Of course, Bob covered the game in another story on the sports page, reporting that the Redskins had 11 losses in 14 starts.

It is probably not fair quoting those little excerpts because his writing and reporting skills eventually made him sports editor of the Plattsburgh Press-Republican. Years later, Bob and I met up often at games when my granddaughter Emily Riley was a star on the Plattsburgh State soccer team.

Northwoods Invitational

And no, it is not a hockey tournament …

“On Friday, Saturday and Sunday, February 10, 11 and 12, Northwood School of Lake Placid will host the Northwood School Invitational Ski Meet on Whiteface Mountain starting at 10 a.m. each day.

“The Slalom, Giant Slalom and Downhill Races, will see invited juniors from all parts of New York State in the New York qualifying event for the New York State Eastern team. The event is sanctioned by the United States Eastern Ski Association. Entries will reach about 60 in number.”

Four-man bob races canceled

An Associated Press story from Alpe D’Huez, France:

“Athletes from seven countries started home today following the cancellation of the 1967 four-man World Bobsledding Championships.

“The decision to call off the event was made by the technical committee of the FIBT. Chairman Johann Stuerer of Austria said the ice chute was unsafe in its present state because of insufficient ice coating in several stretches of the course.

“James Lamy of Saranac Lake, N.Y., coach of the United States team was shocked by the news. ‘We crossed the ocean to come here to compete and nothing happened. What a waste of time and money,’ Lamy snapped. ‘Some of my people did not even have a chance to slide down in a bob for just a few meters.'”

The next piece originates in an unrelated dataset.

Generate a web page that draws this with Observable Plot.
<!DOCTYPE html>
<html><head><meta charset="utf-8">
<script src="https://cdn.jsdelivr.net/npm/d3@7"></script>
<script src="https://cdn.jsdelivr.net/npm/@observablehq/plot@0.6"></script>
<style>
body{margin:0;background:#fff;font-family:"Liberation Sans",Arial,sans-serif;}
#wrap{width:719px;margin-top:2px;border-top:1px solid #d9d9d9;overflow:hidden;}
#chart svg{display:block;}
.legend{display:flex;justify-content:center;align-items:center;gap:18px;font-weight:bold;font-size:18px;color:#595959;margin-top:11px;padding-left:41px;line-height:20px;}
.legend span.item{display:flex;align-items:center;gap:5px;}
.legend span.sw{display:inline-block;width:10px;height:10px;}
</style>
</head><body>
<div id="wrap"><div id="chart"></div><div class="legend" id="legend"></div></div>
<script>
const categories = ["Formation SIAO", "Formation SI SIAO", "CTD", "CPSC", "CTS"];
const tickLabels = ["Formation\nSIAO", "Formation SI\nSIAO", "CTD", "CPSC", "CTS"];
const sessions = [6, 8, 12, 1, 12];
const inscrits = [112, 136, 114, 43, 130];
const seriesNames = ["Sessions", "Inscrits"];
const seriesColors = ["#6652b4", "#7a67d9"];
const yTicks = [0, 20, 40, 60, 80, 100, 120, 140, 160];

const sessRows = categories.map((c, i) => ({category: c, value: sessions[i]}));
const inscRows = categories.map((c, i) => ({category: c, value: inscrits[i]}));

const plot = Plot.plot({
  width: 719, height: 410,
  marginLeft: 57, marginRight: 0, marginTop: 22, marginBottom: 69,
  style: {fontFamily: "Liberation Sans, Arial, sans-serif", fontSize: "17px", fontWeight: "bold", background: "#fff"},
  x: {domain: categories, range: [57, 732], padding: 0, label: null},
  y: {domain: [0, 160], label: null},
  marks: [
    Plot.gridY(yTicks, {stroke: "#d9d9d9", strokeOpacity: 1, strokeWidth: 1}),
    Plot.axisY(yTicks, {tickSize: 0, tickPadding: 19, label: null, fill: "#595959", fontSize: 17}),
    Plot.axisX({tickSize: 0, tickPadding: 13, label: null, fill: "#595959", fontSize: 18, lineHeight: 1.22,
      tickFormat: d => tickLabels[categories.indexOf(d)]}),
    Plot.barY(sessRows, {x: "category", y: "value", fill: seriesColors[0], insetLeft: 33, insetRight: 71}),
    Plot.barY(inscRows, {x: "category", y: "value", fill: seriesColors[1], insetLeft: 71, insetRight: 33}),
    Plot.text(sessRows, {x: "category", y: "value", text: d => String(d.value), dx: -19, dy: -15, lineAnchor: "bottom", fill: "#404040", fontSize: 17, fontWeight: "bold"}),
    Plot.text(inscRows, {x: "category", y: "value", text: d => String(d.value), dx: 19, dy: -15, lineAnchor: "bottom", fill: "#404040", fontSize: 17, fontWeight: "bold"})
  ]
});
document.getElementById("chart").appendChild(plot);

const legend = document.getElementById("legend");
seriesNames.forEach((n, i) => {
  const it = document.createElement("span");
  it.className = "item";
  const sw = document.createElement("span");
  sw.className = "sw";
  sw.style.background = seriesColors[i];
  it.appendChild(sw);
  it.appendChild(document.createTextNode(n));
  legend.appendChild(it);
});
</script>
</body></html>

Jim Lamy was a friend of mine, and I’ll bet you he said a few more words than quoted in the story. We met as students at St. Bernard’s School, and then we served together in the National Guard — he had already served in the Navy and the Marine Corps. He was a great big guy, and unfortunately, I was sometimes present when Jim had ‘discussions’ with others that turned into close encounters of the third person — me.